The real problem was that everything the professor had said about my paper was absolutely true. And it didn’t matter how hard I had worked on it, or how much more time I had put into it than my fellow students had put into theirs. It didn’t matter that I had wonderful writing talent. The paper was very flawed. It was, as the professor said, “too ambitious.” I had tried to do too much with one paper.

The issue wasn’t about whether or not I deserved an “A” for the paper — I certainly got that. It was about how much I still had to learn. After all, if I already knew everything I needed to know about doing scholarly research and writing for a scholarly audience, what was the point in going to graduate school? Why waste all that time and money if I already knew everything?

It was a hard and very painful lesson to learn. The lesson was this: sometimes your biggest critic can be your best friend.

Well, I showed my face at that party. And I continued to work very hard. And by my second year of graduate school I was presenting papers at professional conferences around the country. That was the whole idea behind our “mock convention” — that it would prepare Iowa SJMC graduate students to become scholars of the highest order.

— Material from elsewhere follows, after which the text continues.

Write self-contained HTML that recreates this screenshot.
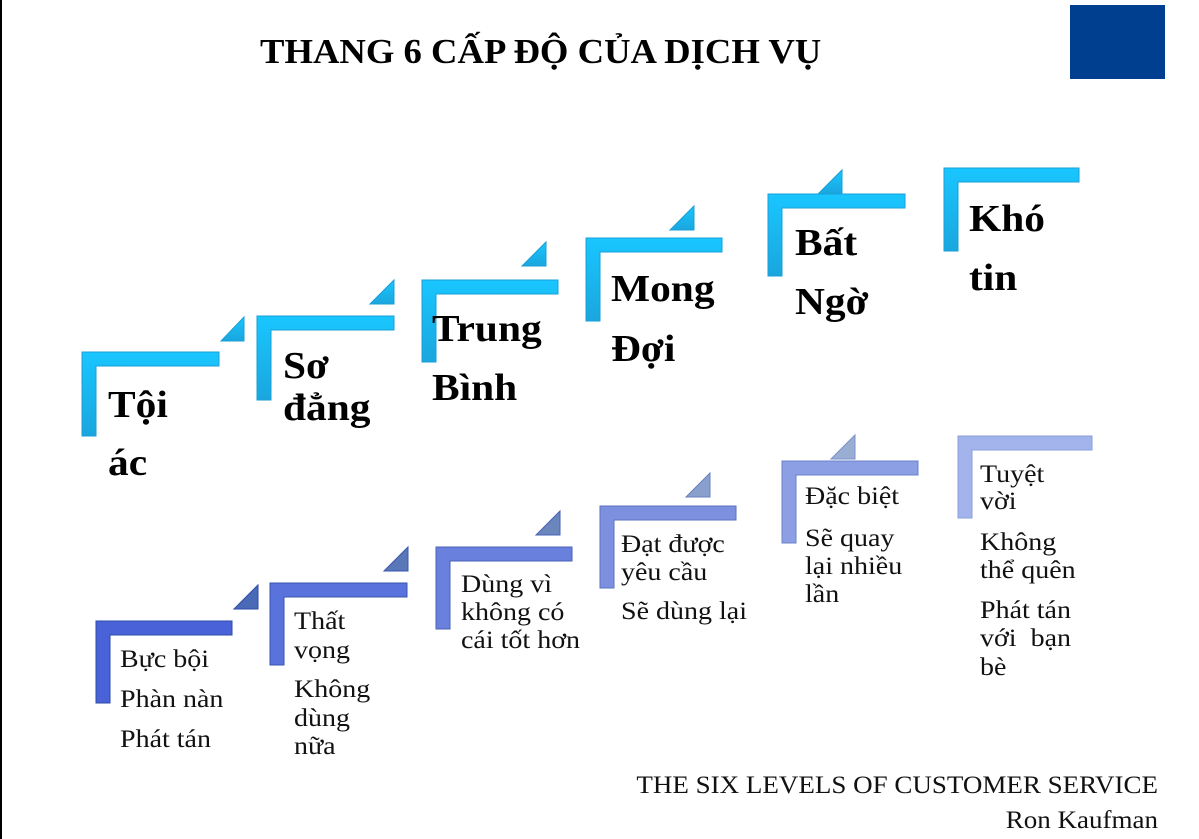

In 1987, after three years at Iowa, I won my department’s highest graduate student award — for research. But make no mistake about it, even though my department recognized the quality of my work, each time I did a paper I still had lots to learn. And I came to value the criticism other people would offer. Sometimes I would ignore that criticism, because I determined that it came from misunderstanding what I was trying to do, or because it reflected an agenda of theirs that conflicted with my own. Even so, that criticism served to help me figure out how to do better what I had set out to do.

So remember: Sometimes critics can be your best friends. They call you to do and be more than you have ever been before. But while you are taking the criticism to heart, also remember — assuming that you did put in your best effort — that you did the best you could do at the time. And now, thanks to your critics, you can do better.